» SET PROBLEM
Filter the records for lines holding the string "that".

(Records from a data collection)
┄┄┄┄┄┄
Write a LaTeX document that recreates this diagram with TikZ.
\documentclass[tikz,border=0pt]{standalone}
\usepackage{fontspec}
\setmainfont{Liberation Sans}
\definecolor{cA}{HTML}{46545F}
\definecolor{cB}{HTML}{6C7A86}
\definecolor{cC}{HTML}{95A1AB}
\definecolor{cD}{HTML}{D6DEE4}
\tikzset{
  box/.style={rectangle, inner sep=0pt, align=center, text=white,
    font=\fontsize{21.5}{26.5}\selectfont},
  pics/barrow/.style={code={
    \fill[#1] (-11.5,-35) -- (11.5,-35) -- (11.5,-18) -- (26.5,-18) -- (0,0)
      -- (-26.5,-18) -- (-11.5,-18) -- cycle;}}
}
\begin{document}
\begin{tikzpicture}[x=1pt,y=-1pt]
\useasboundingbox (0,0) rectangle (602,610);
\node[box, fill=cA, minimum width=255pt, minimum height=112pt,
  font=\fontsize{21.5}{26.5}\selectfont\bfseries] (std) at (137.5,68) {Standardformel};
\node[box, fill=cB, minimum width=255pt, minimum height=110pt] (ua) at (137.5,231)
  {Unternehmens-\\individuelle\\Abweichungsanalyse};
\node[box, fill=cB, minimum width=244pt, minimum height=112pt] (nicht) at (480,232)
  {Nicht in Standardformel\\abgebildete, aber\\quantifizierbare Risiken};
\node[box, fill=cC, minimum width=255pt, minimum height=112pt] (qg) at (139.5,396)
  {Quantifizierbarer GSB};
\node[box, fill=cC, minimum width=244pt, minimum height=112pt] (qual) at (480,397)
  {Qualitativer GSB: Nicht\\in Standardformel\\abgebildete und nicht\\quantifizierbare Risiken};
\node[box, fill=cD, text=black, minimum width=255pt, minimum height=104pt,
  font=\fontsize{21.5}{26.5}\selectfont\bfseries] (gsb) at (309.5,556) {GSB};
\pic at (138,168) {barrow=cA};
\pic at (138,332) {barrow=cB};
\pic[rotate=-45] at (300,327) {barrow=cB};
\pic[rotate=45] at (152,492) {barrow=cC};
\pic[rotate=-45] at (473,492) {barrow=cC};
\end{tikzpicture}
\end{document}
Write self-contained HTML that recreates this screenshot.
┄┄┄┄┄┄
» COMPLETE OUTPUT
Write a LaTeX document that recreates this diagram with TikZ.
Write self-contained HTML that recreates this screenshot.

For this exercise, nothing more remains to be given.